* **Exercise**:
Everything from the first line down to the line containing "a_ticks = [0, 2.5e-7, 5e-7, 7.5e-7, 1e-6]" is to be retyped exactly, both ends included, with pictures left out.
--- begin ---
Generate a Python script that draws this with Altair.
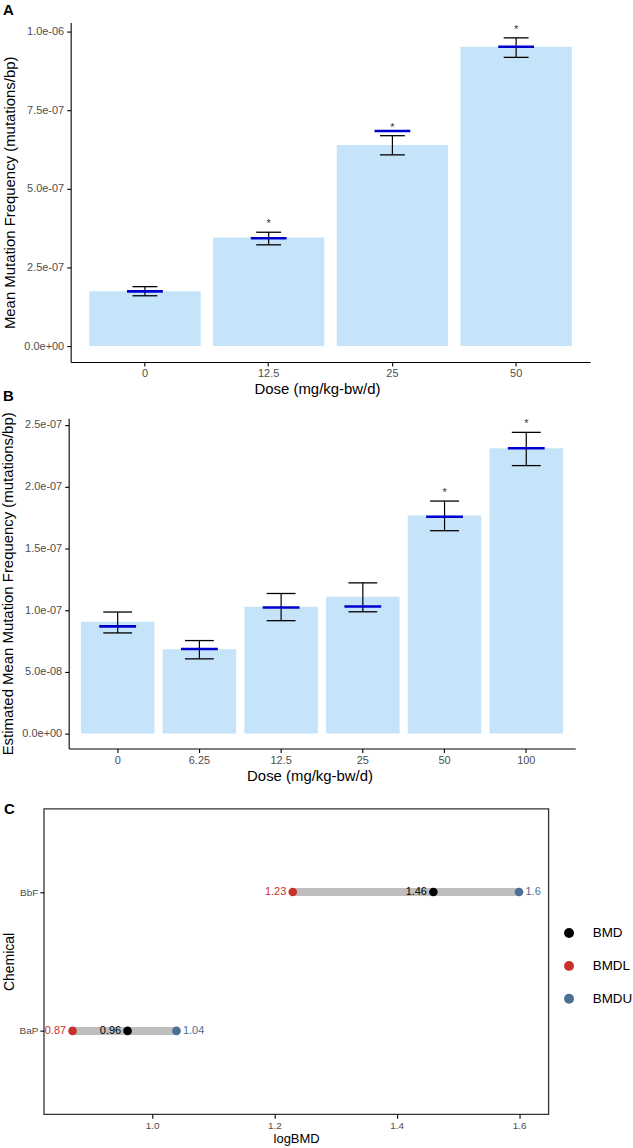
import altair as alt
import pandas as pd

FONT = "Liberation Sans"
BAR = "#C6E4F9"
MEANC = "#0000CD"

# ---------------- Panel A ----------------
a_dose = ["0", "12.5", "25", "50"]
a_bar = [1.74e-7, 3.45e-7, 6.39e-7, 9.52e-7]
a_mean = [1.74e-7, 3.43e-7, 6.84e-7, 9.52e-7]
a_lo = [1.60e-7, 3.22e-7, 6.08e-7, 9.18e-7]
a_hi = [1.89e-7, 3.62e-7, 6.69e-7, 9.80e-7]
a_star = ["", "*", "*", "*"]
a_ticks = [0, 2.5e-7, 5e-7, 7.5e-7, 1e-6]

# ---------------- Panel B ----------------
b_dose = ["0", "6.25", "12.5", "25", "50", "100"]
b_bar = [9.06e-8, 6.83e-8, 1.027e-7, 1.107e-7, 1.766e-7, 2.309e-7]
b_mean = [8.68e-8, 6.85e-8, 1.021e-7, 1.029e-7, 1.755e-7, 2.309e-7]
b_lo = [8.15e-8, 6.05e-8, 9.14e-8, 9.86e-8, 1.642e-7, 2.169e-7]
b_hi = [9.84e-8, 7.53e-8, 1.134e-7, 1.220e-7, 1.882e-7, 2.438e-7]
b_star = ["", "", "", "", "*", "*"]
b_ticks = [0, 5e-8, 1e-7, 1.5e-7, 2e-7, 2.5e-7]

# ---------------- Panel C ----------------
c_chem = ["BaP", "BbF"]
c_bmd = [0.96, 1.46]
c_bmdl = [0.87, 1.23]
c_bmdu = [1.04, 1.60]
c_types = ["BMD", "BMDL", "BMDU"]
c_colors = ["#000000", "#C8302A", "#4A6E94"]
c_ticks = [1.0, 1.2, 1.4, 1.6]

LABEL_EXPR = ("replace(replace(format(datum.value, '.1e'), 'e-', 'e-0'), "
              "'e+', 'e+0')")


def bar_panel(dose, bar, mean, lo, hi, star, ticks, ydom, width, shift,
              pad_outer, align, height, ytitle, tag, tag_offset, cap, meanw):
    df = pd.DataFrame({"dose": dose, "bar": bar, "mean": mean, "lo": lo,
                       "hi": hi, "star": star})
    xs = alt.Scale(paddingInner=0.1, paddingOuter=pad_outer, align=align)
    xaxis = alt.Axis(title="Dose (mg/kg-bw/d)", labelAngle=0, tickSize=4,
                     labelPadding=2, titlePadding=3, labelFontSize=11,
                     titleFontSize=15, domainDash=[0, shift, 2000])
    ys = alt.Scale(domain=ydom, nice=False, zero=False)
    yaxis = alt.Axis(title=ytitle, values=ticks, labelExpr=LABEL_EXPR,
                     offset=-shift, tickSize=4, labelPadding=3,
                     titlePadding=6, labelFontSize=11, titleFontSize=15)
    X = alt.X("dose:N", sort=dose, scale=xs, axis=xaxis)
    Xn = alt.X("dose:N", sort=dose, scale=xs)
    base = alt.Chart(df)
    bars = base.mark_bar(color=BAR).encode(
        x=X, y=alt.Y("bar:Q", scale=ys, axis=yaxis), y2=alt.datum(0))
    err = base.mark_rule(color="black", strokeWidth=1.2).encode(
        x=Xn, y=alt.Y("lo:Q", scale=ys), y2="hi:Q")
    cap_lo = base.mark_tick(color="black", size=cap, thickness=1.3,
                            opacity=1).encode(
        x=Xn, y=alt.Y("lo:Q", scale=ys))
    cap_hi = base.mark_tick(color="black", size=cap, thickness=1.3,
                            opacity=1).encode(
        x=Xn, y=alt.Y("hi:Q", scale=ys))
    mline = base.mark_tick(color=MEANC, size=meanw, thickness=2.6,
                           opacity=1).encode(
        x=Xn, y=alt.Y("mean:Q", scale=ys))
    stars = base.mark_text(fontSize=11, color="#333333", baseline="middle",
                           dy=-8, font=FONT).encode(
        x=Xn, y=alt.Y("hi:Q", scale=ys), text="star:N")
    return alt.layer(bars, err, cap_lo, cap_hi, mline, stars).properties(
        width=width, height=height,
        title=alt.TitleParams(tag, anchor="start", frame="group", dx=-41,
                              offset=tag_offset, fontSize=15,
                              fontWeight="bold", baseline="alphabetic",
                              font=FONT, color="black"))


chart_a = bar_panel(a_dose, a_bar, a_mean, a_lo, a_hi, a_star, a_ticks,
                    [-5.06e-8, 1.0285e-6], 549, 27, 0.258, 0.712, 341,
                    "Mean Mutation Frequency (mutations/bp)", "A", -7, 25, 36)
chart_b = bar_panel(b_dose, b_bar, b_mean, b_lo, b_hi, b_star, b_ticks,
                    [-1.21e-8, 2.553e-7], 534, 25, 0.302, 0.752, 332,
                    "Estimated Mean Mutation Frequency (mutations/bp)", "B",
                    -4.5, 29, 37)

# ---------- Panel C ----------
cw = pd.DataFrame({"chem": c_chem, "lower": c_bmdl, "upper": c_bmdu})
rows = []
for i, ch in enumerate(c_chem):
    for t, v in zip(c_types, [c_bmd[i], c_bmdl[i], c_bmdu[i]]):
        rows.append({"chem": ch, "type": t, "value": v, "label": f"{v:g}"})
cl = pd.DataFrame(rows)

cxs = alt.Scale(domain=[0.823, 1.648], nice=False, zero=False)
cys = alt.Scale(type="point", padding=0.6)
csort = ["BbF", "BaP"]
cxaxis = alt.Axis(title="logBMD", values=c_ticks, format=".1f", domain=False,
                  tickSize=4, labelPadding=2, titlePadding=2, labelFontSize=10,
                  titleFontSize=13)
cyaxis = alt.Axis(title="Chemical", domain=False, tickSize=4, labelPadding=2,
                  titlePadding=3, labelFontSize=10, titleFontSize=14)
colscale = alt.Scale(domain=c_types, range=c_colors)

seg = alt.Chart(cw).mark_rule(color="#BEBEBE", strokeWidth=8).encode(
    x=alt.X("lower:Q", scale=cxs, axis=cxaxis), x2="upper:Q",
    y=alt.Y("chem:N", sort=csort, scale=cys, axis=cyaxis))
pts = alt.Chart(cl).mark_circle(size=75, opacity=1).encode(
    x=alt.X("value:Q", scale=cxs),
    y=alt.Y("chem:N", sort=csort, scale=cys),
    color=alt.Color("type:N", scale=colscale, legend=alt.Legend(
        title=None, orient="none", legendX=521, legendY=908,
        symbolSize=100, symbolType="circle", labelFontSize=13.5,
        labelOffset=17, rowPadding=18, labelFont=FONT, labelColor="black")))
txt_l = alt.Chart(cl).transform_filter("datum.type != 'BMDU'").mark_text(
    align="right", dx=-6.5, fontSize=11, baseline="middle", font=FONT).encode(
    x=alt.X("value:Q", scale=cxs),
    y=alt.Y("chem:N", sort=csort, scale=cys),
    text="label:N", color=alt.Color("type:N", scale=colscale, legend=None))
txt_r = alt.Chart(cl).transform_filter("datum.type == 'BMDU'").mark_text(
    align="left", dx=6.5, fontSize=11, baseline="middle", font=FONT).encode(
    x=alt.X("value:Q", scale=cxs),
    y=alt.Y("chem:N", sort=csort, scale=cys),
    text="label:N", color=alt.Color("type:N", scale=colscale, legend=None))

chart_c = alt.layer(seg, pts, txt_l, txt_r).properties(
    width=507, height=307,
    view=alt.ViewBackground(stroke="#333333", strokeWidth=1.3),
    title=alt.TitleParams(["", "C"], anchor="start", frame="group", dx=-40,
                          offset=-20.8, fontSize=15, fontWeight="bold",
                          lineHeight=26.6, baseline="alphabetic", font=FONT,
                          color="black"))

chart = alt.vconcat(chart_a, chart_b, chart_c, spacing=-8.6).properties(
    padding={"left": 0, "top": 0, "right": 0, "bottom": 0}
).configure_view(stroke=None).configure_axis(
    grid=False, domainColor="black", tickColor="black", domainWidth=1.1,
    tickWidth=1.1, labelColor="#4D4D4D", titleColor="black", labelFont=FONT,
    titleFont=FONT, titleFontWeight="normal"
).configure_legend(labelFont=FONT)

chart.save("out.html", embed_options={"renderer": "svg", "actions": False})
--- end ---
* **Response below**:
Generate a Python script that draws this with Altair.
import altair as alt
import pandas as pd

FONT = "Liberation Sans"
BAR = "#C6E4F9"
MEANC = "#0000CD"

# ---------------- Panel A ----------------
a_dose = ["0", "12.5", "25", "50"]
a_bar = [1.74e-7, 3.45e-7, 6.39e-7, 9.52e-7]
a_mean = [1.74e-7, 3.43e-7, 6.84e-7, 9.52e-7]
a_lo = [1.60e-7, 3.22e-7, 6.08e-7, 9.18e-7]
a_hi = [1.89e-7, 3.62e-7, 6.69e-7, 9.80e-7]
a_star = ["", "*", "*", "*"]
a_ticks = [0, 2.5e-7, 5e-7, 7.5e-7, 1e-6]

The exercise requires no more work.